• SET EXERCISE
Copy out each line that includes the word "this".

::: RECORDS SHOWN :::

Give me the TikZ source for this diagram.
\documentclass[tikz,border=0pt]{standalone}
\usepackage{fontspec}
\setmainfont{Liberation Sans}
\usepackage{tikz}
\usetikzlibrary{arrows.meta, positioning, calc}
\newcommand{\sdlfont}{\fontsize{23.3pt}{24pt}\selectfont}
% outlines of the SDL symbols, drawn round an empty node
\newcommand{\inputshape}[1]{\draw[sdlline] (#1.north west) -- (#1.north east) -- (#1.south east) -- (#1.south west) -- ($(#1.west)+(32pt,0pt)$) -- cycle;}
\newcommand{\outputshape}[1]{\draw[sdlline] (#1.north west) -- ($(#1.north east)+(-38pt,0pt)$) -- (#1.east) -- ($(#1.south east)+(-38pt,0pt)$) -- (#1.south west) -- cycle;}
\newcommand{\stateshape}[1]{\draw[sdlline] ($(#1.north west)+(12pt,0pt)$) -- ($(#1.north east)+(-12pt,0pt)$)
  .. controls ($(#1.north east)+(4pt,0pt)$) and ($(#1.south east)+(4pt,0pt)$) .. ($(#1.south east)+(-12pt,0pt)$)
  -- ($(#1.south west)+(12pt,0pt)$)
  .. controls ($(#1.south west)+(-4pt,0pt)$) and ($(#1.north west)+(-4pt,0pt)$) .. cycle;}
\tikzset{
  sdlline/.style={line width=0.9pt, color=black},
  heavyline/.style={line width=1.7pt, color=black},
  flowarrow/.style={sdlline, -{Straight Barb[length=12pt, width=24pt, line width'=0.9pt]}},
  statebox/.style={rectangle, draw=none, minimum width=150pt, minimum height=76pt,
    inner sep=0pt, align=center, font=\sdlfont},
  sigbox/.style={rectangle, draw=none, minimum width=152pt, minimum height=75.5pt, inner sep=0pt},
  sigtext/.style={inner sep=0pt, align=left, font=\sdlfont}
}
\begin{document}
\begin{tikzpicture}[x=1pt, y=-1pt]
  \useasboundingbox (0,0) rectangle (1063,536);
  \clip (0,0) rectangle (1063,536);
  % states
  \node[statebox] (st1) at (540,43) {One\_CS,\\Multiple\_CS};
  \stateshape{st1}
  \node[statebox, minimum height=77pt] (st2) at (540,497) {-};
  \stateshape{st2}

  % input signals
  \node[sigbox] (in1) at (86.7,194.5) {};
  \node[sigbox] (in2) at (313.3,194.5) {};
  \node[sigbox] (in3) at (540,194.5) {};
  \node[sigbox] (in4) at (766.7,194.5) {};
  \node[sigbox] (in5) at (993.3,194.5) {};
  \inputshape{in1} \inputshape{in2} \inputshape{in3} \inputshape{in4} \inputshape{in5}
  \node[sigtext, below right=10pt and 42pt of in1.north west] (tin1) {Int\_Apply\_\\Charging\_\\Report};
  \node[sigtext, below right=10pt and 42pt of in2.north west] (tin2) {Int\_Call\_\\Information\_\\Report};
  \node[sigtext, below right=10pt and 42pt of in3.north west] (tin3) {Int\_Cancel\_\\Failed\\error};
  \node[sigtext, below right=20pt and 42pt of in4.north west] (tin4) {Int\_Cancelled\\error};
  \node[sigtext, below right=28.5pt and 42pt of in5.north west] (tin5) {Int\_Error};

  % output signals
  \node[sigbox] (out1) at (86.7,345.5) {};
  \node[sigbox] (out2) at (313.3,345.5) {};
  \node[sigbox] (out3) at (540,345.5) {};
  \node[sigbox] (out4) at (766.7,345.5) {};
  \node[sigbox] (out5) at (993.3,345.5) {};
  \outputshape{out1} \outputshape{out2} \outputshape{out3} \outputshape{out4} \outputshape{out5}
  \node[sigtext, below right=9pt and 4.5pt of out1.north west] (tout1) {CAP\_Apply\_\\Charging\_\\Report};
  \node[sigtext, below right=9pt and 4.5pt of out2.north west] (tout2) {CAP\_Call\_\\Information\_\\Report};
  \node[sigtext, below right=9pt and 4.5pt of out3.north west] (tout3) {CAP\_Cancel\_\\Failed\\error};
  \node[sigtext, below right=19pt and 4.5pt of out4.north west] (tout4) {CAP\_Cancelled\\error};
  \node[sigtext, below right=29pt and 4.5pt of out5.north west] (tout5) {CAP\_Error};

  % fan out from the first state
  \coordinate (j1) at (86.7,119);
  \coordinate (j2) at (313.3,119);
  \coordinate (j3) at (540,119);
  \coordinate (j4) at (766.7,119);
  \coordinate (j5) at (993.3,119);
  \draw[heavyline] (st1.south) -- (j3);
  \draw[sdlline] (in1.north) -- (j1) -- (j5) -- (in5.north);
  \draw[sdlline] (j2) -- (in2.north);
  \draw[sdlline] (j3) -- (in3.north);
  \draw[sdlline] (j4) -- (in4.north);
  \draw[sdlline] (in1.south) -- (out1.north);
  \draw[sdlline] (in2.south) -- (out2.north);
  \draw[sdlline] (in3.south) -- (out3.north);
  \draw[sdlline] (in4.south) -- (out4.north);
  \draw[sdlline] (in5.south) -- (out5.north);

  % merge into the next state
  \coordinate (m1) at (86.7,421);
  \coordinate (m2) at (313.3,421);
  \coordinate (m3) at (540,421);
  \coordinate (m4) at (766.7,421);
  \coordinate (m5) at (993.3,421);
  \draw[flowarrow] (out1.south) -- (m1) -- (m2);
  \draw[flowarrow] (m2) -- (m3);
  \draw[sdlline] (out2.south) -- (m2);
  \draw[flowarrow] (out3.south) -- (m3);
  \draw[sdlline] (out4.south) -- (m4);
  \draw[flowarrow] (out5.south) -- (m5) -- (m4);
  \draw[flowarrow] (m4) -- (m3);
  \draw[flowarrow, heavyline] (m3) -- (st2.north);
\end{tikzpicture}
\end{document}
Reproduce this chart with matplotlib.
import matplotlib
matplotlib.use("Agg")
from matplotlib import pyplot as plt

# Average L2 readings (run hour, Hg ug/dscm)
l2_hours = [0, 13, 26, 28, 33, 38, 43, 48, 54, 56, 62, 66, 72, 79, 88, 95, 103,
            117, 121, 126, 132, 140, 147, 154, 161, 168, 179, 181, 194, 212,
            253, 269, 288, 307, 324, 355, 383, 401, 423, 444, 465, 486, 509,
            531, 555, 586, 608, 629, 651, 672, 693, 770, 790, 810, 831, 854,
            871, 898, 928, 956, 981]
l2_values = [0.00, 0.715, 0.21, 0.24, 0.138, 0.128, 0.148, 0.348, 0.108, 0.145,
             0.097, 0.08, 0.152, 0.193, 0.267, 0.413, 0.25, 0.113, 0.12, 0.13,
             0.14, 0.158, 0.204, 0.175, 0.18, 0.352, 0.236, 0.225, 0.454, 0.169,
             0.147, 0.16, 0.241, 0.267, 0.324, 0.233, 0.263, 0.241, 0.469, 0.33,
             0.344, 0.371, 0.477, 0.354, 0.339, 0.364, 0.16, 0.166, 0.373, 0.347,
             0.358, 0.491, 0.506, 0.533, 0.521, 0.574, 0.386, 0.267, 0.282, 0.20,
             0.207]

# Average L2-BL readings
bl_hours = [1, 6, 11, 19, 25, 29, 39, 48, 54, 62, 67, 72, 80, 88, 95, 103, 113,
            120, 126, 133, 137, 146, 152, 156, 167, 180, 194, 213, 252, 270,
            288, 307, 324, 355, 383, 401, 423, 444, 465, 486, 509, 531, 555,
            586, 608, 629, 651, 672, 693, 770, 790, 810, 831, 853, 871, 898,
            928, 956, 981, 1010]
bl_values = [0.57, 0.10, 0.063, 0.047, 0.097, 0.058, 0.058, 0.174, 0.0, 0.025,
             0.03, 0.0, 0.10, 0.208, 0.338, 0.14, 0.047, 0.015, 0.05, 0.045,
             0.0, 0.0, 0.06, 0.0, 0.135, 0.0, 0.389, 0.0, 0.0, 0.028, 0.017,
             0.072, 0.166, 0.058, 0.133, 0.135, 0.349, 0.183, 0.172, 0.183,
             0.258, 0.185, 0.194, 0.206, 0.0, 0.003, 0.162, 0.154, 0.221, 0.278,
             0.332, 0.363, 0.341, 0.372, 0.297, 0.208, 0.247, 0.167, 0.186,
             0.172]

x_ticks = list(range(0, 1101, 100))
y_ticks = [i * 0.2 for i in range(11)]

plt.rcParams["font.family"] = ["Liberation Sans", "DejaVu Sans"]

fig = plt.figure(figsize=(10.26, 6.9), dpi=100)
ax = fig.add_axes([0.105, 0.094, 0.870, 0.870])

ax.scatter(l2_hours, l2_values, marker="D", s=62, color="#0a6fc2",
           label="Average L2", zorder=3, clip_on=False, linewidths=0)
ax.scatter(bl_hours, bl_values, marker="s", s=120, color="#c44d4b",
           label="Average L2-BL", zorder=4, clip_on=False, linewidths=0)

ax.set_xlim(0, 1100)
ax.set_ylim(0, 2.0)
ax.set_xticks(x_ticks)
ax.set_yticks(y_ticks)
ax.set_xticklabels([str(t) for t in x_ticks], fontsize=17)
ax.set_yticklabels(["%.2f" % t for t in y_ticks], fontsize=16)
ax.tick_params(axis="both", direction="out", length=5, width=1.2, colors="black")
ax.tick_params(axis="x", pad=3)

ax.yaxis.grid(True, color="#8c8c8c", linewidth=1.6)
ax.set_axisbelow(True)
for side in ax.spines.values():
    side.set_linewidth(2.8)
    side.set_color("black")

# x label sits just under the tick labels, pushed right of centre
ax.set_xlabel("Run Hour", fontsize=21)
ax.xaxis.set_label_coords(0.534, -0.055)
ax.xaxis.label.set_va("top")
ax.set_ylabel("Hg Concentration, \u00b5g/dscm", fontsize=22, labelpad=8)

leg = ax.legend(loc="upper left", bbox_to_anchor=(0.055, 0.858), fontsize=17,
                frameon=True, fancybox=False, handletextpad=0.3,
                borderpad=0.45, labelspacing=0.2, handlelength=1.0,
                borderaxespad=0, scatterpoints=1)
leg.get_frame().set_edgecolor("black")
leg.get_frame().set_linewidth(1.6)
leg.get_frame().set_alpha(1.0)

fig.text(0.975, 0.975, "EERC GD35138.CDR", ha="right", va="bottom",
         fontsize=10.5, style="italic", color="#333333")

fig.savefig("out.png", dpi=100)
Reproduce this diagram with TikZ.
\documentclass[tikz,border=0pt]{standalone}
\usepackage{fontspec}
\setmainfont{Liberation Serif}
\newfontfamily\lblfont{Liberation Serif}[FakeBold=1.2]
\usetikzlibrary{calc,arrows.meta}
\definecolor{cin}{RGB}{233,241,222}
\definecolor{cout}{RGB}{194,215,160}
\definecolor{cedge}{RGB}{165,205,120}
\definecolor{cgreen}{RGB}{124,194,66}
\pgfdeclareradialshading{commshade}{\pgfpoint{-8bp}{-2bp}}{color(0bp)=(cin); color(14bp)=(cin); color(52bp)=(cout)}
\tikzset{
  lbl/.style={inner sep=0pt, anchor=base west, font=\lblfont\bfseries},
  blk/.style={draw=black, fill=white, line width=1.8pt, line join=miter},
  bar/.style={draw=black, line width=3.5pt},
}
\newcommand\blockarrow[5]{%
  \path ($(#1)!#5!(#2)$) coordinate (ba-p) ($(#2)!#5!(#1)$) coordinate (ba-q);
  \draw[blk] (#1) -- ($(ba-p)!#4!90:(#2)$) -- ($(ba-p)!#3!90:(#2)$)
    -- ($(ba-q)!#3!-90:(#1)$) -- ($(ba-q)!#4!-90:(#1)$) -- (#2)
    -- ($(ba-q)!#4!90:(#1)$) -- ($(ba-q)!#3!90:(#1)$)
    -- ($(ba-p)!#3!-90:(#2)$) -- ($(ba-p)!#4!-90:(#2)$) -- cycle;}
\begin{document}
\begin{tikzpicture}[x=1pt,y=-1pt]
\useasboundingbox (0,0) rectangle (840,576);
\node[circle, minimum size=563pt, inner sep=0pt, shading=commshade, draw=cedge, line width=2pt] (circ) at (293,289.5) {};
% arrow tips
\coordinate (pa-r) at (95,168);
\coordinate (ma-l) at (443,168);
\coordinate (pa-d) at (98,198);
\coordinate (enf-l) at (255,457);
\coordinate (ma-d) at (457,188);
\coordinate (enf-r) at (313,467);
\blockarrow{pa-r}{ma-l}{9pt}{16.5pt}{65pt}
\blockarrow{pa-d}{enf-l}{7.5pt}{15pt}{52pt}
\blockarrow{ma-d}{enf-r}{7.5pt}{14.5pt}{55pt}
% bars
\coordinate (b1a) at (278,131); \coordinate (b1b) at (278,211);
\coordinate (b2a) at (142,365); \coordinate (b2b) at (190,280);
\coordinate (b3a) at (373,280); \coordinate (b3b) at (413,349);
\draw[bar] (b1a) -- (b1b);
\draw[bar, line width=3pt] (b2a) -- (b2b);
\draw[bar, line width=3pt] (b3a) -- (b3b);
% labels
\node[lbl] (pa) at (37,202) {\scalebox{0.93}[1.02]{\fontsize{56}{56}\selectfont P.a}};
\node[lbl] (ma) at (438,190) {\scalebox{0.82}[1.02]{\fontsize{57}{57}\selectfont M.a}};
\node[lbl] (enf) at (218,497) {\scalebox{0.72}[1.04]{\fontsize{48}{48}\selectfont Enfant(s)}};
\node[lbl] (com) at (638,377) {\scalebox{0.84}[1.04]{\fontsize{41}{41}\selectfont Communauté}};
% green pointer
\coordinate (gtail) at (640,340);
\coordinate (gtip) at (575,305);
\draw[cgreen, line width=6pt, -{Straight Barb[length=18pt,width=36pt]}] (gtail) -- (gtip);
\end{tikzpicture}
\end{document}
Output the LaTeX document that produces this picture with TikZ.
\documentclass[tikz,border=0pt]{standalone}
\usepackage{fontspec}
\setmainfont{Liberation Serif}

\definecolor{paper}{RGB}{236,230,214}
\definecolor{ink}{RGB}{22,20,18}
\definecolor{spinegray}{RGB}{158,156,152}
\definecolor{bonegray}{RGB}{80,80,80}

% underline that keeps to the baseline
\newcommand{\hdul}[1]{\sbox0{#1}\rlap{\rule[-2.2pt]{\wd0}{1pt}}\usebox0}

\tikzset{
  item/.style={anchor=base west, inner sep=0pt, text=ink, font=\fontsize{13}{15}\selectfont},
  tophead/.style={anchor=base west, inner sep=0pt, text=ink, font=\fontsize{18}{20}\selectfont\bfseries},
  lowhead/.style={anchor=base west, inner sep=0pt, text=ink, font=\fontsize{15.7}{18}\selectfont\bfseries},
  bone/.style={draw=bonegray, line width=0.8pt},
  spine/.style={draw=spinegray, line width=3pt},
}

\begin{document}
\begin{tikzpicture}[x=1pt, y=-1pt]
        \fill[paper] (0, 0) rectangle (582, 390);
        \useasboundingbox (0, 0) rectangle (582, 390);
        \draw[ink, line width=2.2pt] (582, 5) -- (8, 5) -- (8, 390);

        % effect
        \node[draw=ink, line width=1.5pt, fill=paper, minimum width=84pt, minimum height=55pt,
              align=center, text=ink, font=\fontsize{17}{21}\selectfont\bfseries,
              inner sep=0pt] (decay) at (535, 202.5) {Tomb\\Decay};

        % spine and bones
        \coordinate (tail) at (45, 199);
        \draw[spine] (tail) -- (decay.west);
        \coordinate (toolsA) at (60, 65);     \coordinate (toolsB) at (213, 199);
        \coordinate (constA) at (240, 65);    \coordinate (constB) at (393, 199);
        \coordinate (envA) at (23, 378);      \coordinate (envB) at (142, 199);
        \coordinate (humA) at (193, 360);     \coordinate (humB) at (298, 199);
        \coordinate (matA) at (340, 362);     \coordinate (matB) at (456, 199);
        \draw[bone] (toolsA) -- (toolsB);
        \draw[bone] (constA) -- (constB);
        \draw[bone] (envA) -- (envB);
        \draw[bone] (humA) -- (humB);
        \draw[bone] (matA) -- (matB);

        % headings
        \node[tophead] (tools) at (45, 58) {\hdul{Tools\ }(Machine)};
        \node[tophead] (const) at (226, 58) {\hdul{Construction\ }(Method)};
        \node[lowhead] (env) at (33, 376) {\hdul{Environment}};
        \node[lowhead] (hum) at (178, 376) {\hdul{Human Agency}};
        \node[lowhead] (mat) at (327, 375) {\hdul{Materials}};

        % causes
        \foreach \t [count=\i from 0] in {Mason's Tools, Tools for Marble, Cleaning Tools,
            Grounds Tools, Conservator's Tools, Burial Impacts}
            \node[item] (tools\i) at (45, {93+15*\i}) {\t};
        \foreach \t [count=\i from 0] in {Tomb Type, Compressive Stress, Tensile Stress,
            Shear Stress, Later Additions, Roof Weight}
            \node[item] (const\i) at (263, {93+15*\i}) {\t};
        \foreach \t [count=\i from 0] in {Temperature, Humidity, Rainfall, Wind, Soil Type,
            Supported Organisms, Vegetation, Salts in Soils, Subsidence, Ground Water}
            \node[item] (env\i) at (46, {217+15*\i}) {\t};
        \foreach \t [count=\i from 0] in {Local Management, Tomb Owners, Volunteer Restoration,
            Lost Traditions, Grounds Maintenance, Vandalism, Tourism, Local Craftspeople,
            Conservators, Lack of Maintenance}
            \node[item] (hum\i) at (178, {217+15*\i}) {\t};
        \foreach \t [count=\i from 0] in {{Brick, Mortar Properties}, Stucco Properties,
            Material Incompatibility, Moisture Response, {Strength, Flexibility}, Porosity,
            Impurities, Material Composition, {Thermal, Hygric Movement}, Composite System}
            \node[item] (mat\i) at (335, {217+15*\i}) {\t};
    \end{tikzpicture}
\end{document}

:::

• SOLUTION
Give me the TikZ source for this diagram.
Reproduce this chart with matplotlib.
Reproduce this diagram with TikZ.
Output the LaTeX document that produces this picture with TikZ.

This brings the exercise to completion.